Given task >> Copy exactly, and only, the lines between the line holding "Write the Plotly code for this chart." and the line holding "y_ticks = [0, 100, 200, 300, 400, 500, 600]", inclusive; skip the pictures.

Given entries >>
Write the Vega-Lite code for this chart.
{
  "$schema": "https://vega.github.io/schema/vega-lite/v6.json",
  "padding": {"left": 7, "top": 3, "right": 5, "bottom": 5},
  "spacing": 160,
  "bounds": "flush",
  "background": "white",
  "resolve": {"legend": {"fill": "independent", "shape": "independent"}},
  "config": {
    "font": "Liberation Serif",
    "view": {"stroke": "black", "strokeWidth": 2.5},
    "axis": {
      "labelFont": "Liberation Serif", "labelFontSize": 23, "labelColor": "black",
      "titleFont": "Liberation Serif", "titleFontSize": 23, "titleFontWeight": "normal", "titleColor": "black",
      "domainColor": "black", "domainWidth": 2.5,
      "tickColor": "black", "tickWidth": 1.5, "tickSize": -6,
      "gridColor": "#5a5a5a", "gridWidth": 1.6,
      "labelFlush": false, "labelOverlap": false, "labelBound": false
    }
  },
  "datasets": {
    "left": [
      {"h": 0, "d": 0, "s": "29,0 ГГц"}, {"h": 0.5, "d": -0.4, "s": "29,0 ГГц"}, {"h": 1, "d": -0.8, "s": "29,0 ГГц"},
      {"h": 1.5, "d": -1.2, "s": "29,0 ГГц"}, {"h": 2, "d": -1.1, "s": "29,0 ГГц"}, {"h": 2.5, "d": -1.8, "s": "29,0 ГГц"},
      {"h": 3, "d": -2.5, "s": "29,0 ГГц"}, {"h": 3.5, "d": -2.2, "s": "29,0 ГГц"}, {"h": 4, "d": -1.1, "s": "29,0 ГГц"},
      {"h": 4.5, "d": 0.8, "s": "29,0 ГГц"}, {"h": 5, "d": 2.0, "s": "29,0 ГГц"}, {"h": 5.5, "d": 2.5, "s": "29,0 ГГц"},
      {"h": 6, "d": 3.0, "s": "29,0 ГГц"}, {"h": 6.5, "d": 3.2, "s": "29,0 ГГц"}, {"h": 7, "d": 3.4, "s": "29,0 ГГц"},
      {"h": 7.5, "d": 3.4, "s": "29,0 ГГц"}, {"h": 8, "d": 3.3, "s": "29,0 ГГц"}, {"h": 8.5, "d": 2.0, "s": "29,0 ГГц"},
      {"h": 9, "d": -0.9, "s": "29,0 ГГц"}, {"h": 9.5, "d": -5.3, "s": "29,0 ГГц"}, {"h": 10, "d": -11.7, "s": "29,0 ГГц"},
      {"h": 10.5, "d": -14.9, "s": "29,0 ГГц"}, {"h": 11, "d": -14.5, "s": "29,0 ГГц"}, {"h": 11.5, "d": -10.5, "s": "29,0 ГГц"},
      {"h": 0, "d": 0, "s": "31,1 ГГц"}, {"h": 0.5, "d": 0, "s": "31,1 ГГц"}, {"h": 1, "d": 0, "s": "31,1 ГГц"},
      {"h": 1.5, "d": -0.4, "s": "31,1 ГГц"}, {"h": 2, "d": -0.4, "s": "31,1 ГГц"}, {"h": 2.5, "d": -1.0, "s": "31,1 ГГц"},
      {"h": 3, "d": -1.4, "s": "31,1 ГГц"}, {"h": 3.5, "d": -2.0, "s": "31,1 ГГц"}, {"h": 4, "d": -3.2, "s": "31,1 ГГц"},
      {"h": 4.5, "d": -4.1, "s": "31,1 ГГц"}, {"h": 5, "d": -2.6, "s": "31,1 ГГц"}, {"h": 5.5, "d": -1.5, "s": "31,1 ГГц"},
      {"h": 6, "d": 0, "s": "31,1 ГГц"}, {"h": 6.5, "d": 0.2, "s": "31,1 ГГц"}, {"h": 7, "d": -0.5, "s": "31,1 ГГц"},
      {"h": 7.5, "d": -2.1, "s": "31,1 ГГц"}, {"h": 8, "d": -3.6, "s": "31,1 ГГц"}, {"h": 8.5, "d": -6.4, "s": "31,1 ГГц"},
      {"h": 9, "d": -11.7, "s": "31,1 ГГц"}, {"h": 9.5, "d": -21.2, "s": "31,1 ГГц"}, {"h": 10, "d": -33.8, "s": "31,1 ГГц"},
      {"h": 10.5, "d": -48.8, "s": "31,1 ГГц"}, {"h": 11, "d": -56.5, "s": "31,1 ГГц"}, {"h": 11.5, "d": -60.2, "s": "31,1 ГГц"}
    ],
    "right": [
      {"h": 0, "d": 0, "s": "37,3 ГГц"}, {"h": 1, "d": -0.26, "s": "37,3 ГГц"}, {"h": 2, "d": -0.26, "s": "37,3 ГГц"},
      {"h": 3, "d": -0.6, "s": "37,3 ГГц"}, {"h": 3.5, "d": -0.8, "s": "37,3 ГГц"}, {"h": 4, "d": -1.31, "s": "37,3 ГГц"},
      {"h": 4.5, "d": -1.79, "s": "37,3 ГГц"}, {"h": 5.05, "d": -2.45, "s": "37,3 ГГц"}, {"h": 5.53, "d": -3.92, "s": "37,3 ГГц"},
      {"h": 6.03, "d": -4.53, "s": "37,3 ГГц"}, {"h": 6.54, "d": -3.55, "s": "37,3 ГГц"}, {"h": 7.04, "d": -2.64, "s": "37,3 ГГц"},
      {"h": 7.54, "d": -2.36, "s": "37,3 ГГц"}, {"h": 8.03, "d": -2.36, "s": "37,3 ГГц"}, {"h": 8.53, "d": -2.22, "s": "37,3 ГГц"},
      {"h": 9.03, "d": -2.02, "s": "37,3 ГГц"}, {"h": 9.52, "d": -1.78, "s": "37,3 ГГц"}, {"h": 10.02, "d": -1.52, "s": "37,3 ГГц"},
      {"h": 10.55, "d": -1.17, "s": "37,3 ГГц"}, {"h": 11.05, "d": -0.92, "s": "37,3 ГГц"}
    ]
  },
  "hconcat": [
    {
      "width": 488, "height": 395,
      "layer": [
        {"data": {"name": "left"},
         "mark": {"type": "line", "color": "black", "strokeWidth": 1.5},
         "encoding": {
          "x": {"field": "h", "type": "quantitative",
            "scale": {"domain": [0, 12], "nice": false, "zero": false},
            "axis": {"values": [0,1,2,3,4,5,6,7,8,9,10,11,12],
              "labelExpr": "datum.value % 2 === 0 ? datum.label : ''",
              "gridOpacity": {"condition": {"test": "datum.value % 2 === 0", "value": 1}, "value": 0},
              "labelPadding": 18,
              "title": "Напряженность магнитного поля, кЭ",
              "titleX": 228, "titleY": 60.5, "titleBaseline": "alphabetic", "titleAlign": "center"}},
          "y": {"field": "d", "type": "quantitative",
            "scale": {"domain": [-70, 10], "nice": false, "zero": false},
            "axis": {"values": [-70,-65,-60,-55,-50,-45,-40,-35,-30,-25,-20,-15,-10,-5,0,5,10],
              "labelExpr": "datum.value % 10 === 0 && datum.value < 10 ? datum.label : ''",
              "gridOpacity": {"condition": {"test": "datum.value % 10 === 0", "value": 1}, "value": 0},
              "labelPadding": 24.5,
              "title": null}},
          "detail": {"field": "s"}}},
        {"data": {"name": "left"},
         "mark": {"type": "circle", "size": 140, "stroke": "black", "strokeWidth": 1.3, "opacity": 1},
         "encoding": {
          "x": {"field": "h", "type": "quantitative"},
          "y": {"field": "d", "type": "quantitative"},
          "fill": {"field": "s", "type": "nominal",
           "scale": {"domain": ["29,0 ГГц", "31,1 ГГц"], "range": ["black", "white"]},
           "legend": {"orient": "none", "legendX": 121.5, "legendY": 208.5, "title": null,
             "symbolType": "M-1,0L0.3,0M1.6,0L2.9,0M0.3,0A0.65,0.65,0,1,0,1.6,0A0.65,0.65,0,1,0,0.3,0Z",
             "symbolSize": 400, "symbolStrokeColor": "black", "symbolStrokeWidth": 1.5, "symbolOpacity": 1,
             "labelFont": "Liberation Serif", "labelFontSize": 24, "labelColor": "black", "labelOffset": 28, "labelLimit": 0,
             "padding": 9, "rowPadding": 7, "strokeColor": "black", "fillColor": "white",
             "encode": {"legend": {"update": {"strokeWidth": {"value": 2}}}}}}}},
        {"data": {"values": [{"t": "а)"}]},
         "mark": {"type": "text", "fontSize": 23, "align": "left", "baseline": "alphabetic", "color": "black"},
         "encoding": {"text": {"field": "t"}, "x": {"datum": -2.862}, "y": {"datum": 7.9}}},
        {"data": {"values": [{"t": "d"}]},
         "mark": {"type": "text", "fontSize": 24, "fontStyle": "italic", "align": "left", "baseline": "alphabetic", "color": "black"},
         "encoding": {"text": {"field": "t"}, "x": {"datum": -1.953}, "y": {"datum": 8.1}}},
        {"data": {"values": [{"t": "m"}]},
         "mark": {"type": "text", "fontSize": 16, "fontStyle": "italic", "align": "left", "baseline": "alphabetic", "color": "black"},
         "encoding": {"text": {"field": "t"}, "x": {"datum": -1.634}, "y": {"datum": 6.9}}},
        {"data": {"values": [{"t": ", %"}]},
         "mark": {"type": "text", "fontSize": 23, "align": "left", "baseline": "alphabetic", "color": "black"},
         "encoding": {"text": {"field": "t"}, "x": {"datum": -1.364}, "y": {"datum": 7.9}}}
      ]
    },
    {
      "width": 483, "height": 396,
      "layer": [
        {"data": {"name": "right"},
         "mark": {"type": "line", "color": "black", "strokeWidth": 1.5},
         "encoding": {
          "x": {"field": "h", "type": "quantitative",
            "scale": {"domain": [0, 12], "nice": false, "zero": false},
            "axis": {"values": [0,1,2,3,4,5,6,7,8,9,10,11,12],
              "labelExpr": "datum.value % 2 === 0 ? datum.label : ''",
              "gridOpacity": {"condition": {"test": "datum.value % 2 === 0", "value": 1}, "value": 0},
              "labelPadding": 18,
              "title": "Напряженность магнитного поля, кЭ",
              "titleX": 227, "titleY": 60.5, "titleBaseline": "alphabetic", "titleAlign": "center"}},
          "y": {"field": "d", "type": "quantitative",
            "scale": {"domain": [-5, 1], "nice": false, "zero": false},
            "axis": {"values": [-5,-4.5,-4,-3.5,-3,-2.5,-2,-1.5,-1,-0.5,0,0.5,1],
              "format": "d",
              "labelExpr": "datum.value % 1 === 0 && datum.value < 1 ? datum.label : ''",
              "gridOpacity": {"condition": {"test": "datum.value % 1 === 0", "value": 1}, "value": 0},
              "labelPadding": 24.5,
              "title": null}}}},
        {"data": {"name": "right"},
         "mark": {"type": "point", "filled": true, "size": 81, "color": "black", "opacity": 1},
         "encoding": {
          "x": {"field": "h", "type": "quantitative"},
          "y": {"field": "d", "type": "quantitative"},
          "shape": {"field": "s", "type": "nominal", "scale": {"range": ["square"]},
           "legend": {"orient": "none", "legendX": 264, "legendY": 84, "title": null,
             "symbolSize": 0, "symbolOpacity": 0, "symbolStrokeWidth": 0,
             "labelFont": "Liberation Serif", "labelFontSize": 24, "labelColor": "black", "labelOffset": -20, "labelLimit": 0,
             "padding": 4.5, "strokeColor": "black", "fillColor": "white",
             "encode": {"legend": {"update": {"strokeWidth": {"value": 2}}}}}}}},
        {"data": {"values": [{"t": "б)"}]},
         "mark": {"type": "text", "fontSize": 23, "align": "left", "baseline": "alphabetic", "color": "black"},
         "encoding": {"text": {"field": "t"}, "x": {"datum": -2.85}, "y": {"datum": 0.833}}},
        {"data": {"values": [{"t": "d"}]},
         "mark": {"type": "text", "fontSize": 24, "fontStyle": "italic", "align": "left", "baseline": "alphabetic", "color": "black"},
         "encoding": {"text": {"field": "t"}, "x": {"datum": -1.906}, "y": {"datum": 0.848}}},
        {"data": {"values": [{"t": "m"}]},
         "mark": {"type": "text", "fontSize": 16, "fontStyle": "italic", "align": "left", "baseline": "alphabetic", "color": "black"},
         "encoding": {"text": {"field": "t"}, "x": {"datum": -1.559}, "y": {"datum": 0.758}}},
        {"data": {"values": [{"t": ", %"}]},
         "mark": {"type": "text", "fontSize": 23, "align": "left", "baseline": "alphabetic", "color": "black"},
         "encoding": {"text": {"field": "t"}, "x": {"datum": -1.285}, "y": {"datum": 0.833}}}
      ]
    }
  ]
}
...
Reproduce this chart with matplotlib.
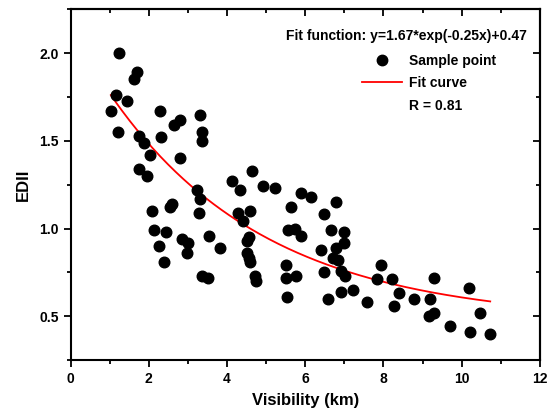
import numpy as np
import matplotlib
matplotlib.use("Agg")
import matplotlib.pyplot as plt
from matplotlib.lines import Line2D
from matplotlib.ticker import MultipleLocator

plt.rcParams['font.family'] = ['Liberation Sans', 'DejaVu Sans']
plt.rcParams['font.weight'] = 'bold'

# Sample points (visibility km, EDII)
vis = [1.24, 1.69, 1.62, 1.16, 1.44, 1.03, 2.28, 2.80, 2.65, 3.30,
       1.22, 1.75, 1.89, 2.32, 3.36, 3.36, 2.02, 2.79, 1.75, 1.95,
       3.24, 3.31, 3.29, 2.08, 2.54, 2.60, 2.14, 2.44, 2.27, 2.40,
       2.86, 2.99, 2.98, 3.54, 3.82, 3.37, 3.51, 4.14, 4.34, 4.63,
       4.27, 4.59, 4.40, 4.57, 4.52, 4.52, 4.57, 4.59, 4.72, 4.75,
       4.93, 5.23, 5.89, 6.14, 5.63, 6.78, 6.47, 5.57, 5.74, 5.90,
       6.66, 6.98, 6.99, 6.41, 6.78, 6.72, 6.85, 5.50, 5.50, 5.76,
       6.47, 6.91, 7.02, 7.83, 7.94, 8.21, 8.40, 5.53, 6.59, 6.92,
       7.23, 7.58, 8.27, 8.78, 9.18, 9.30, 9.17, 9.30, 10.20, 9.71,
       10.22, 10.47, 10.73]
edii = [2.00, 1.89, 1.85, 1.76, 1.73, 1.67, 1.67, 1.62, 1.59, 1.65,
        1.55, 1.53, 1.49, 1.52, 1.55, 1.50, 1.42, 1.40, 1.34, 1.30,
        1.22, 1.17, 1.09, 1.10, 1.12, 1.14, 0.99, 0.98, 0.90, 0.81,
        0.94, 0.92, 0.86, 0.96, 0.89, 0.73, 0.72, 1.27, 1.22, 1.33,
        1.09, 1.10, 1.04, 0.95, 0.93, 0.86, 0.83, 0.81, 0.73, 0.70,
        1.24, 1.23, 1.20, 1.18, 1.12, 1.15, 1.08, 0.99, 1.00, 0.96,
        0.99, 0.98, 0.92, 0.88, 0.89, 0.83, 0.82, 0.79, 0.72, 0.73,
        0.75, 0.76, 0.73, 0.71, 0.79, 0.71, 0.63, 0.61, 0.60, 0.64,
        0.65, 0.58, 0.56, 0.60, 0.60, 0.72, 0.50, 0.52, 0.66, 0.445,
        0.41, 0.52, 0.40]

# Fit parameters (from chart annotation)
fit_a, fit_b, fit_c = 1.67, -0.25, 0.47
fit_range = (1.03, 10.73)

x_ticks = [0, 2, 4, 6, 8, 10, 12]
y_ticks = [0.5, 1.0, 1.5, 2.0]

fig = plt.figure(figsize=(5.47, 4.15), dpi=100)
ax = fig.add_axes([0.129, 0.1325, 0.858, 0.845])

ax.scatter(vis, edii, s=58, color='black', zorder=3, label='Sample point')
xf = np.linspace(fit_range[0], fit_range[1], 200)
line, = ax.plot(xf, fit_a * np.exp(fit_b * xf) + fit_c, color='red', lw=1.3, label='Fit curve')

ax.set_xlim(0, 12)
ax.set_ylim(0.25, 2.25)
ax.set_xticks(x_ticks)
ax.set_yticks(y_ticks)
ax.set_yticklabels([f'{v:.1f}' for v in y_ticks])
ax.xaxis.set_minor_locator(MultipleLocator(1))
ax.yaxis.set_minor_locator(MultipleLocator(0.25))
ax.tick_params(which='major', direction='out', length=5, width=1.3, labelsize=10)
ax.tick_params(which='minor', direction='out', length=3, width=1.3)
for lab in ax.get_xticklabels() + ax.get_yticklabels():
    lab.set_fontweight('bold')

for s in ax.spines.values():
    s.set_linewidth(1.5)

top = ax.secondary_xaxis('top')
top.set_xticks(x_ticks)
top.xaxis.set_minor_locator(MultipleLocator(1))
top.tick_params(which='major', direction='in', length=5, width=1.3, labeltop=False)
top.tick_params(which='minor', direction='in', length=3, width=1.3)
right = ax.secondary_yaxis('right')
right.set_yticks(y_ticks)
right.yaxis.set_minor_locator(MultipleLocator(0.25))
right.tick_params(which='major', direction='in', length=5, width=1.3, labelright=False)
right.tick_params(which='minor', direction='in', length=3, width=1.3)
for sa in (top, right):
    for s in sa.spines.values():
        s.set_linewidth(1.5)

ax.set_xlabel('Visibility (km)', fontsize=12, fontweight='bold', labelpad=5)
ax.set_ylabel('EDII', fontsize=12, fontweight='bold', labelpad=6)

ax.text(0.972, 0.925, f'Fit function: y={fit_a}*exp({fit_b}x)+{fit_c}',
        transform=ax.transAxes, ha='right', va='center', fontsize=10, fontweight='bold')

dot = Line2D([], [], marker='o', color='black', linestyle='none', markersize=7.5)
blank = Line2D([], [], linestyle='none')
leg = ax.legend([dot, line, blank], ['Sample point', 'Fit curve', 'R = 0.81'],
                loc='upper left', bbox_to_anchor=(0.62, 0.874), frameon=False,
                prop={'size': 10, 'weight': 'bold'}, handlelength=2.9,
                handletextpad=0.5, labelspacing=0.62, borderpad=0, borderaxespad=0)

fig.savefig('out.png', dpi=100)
---
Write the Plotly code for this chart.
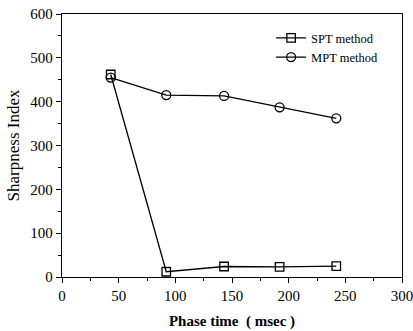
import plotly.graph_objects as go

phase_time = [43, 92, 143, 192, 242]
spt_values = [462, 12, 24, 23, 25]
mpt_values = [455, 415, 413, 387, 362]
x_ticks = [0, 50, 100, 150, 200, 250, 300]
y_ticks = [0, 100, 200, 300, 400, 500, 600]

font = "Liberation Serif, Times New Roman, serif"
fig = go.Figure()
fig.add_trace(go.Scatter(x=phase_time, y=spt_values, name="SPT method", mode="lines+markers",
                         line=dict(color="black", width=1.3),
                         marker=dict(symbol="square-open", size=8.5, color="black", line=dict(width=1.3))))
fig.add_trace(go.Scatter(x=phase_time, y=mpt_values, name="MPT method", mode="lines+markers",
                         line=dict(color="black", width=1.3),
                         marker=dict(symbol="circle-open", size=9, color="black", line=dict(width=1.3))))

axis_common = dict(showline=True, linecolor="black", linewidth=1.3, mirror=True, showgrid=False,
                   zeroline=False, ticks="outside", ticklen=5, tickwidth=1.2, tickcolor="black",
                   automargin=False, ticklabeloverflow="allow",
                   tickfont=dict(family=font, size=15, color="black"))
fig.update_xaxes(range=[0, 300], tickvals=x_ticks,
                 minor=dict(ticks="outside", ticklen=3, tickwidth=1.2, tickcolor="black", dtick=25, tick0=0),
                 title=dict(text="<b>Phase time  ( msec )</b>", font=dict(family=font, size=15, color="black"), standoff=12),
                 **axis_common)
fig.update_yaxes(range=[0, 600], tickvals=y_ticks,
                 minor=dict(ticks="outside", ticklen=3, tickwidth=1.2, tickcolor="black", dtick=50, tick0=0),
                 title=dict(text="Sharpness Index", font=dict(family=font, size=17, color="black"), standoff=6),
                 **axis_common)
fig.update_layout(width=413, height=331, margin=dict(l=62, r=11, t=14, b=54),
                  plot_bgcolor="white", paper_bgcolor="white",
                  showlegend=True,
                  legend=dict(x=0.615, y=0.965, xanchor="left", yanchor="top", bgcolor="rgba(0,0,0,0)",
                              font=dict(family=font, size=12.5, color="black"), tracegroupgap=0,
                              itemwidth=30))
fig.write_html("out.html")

Output for this exercise >>
Write the Plotly code for this chart.
import plotly.graph_objects as go

phase_time = [43, 92, 143, 192, 242]
spt_values = [462, 12, 24, 23, 25]
mpt_values = [455, 415, 413, 387, 362]
x_ticks = [0, 50, 100, 150, 200, 250, 300]
y_ticks = [0, 100, 200, 300, 400, 500, 600]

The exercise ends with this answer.